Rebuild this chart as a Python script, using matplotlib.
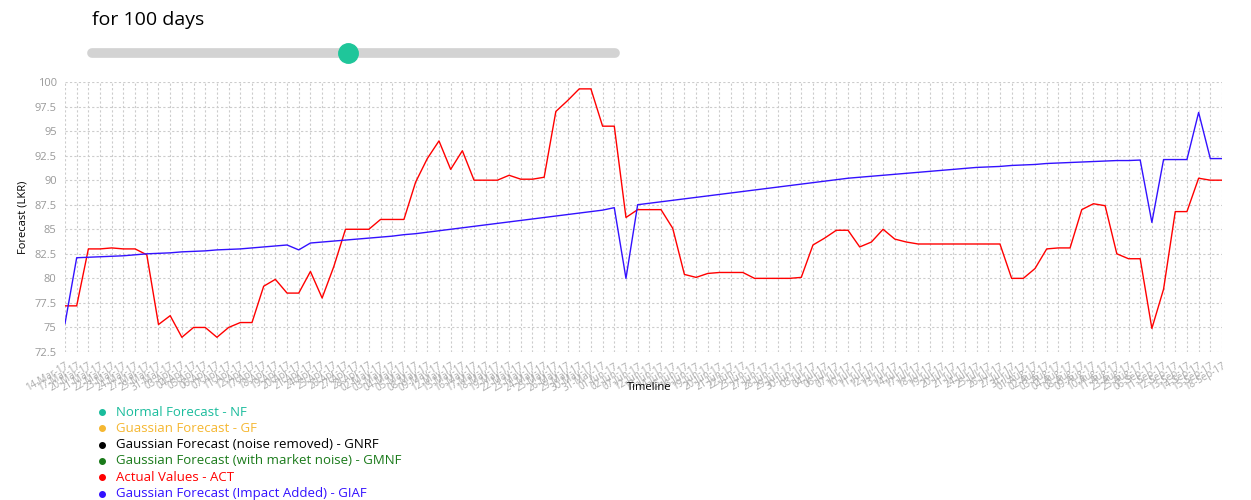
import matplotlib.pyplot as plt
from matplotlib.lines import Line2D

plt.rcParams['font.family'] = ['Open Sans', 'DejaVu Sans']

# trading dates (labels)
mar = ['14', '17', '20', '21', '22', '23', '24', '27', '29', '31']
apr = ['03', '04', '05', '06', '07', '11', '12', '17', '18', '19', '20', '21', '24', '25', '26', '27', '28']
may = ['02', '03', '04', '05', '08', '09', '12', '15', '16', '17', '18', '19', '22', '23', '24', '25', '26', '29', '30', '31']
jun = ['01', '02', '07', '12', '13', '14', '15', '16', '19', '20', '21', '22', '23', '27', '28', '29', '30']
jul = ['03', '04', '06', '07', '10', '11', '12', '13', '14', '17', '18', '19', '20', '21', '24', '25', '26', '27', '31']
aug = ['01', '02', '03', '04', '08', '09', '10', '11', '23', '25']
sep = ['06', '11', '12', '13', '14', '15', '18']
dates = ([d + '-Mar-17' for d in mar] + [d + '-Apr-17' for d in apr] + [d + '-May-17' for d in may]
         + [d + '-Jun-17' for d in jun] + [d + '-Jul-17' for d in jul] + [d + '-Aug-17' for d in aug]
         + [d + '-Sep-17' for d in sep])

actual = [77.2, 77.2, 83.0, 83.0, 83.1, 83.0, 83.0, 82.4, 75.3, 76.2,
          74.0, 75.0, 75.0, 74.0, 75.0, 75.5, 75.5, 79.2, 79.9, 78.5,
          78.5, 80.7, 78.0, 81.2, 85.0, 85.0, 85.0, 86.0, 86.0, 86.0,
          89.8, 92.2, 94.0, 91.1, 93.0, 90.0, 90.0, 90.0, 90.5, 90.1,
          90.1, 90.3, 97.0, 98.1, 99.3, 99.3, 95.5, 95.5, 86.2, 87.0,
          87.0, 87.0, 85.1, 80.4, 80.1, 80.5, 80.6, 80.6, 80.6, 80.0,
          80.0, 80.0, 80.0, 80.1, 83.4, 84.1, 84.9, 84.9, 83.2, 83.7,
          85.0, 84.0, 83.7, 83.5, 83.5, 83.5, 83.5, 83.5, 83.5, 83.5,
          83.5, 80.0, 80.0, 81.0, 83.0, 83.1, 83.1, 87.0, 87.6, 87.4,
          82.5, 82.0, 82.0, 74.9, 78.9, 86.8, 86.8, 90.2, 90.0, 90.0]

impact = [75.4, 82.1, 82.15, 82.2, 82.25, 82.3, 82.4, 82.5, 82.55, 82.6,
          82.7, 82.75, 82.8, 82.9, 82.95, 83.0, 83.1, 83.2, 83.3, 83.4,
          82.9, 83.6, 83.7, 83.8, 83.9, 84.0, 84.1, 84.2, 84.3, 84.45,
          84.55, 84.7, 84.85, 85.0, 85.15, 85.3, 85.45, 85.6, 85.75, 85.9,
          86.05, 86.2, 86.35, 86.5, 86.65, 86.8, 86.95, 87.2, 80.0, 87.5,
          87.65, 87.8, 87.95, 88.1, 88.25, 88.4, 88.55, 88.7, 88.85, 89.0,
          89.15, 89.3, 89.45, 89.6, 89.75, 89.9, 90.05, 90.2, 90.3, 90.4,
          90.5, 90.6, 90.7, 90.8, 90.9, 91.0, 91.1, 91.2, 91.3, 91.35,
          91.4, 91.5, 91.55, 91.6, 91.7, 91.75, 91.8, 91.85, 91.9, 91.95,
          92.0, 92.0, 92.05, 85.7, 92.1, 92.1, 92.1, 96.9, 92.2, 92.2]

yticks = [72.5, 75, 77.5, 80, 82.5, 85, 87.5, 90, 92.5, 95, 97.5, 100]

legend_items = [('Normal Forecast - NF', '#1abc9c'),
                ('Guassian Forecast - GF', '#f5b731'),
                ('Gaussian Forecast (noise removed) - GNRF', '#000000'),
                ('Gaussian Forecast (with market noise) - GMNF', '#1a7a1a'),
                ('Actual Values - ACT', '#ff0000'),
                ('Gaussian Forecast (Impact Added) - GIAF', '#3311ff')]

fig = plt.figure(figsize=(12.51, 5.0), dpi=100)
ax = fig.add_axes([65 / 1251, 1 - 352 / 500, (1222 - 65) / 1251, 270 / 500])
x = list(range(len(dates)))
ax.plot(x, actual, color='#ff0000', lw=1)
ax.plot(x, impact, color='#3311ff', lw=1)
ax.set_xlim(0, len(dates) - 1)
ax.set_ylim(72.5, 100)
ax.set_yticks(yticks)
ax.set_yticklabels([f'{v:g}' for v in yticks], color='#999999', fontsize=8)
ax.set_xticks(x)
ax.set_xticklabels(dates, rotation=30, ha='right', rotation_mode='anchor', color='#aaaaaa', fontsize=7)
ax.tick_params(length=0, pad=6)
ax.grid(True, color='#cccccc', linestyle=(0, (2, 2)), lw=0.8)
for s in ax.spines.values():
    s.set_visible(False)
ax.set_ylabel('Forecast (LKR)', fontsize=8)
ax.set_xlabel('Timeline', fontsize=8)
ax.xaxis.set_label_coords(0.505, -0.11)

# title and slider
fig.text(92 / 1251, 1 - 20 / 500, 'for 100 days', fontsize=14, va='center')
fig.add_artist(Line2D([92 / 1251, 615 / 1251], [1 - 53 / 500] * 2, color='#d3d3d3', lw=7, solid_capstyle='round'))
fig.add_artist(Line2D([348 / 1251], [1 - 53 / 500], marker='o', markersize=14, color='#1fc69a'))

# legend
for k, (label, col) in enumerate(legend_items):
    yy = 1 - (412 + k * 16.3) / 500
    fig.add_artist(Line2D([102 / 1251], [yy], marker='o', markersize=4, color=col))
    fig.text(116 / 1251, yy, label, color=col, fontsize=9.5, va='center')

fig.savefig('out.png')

WHAT IS REQUIRED - Begin at the first line of the material and copy each line exactly through the one containing "plt.rcParams['font.family'] = ['Open". Omit pictures.

COMPLETED TASK -
Rebuild this chart as a Python script, using matplotlib.
import matplotlib.pyplot as plt
from matplotlib.lines import Line2D

plt.rcParams['font.family'] = ['Open Sans', 'DejaVu Sans']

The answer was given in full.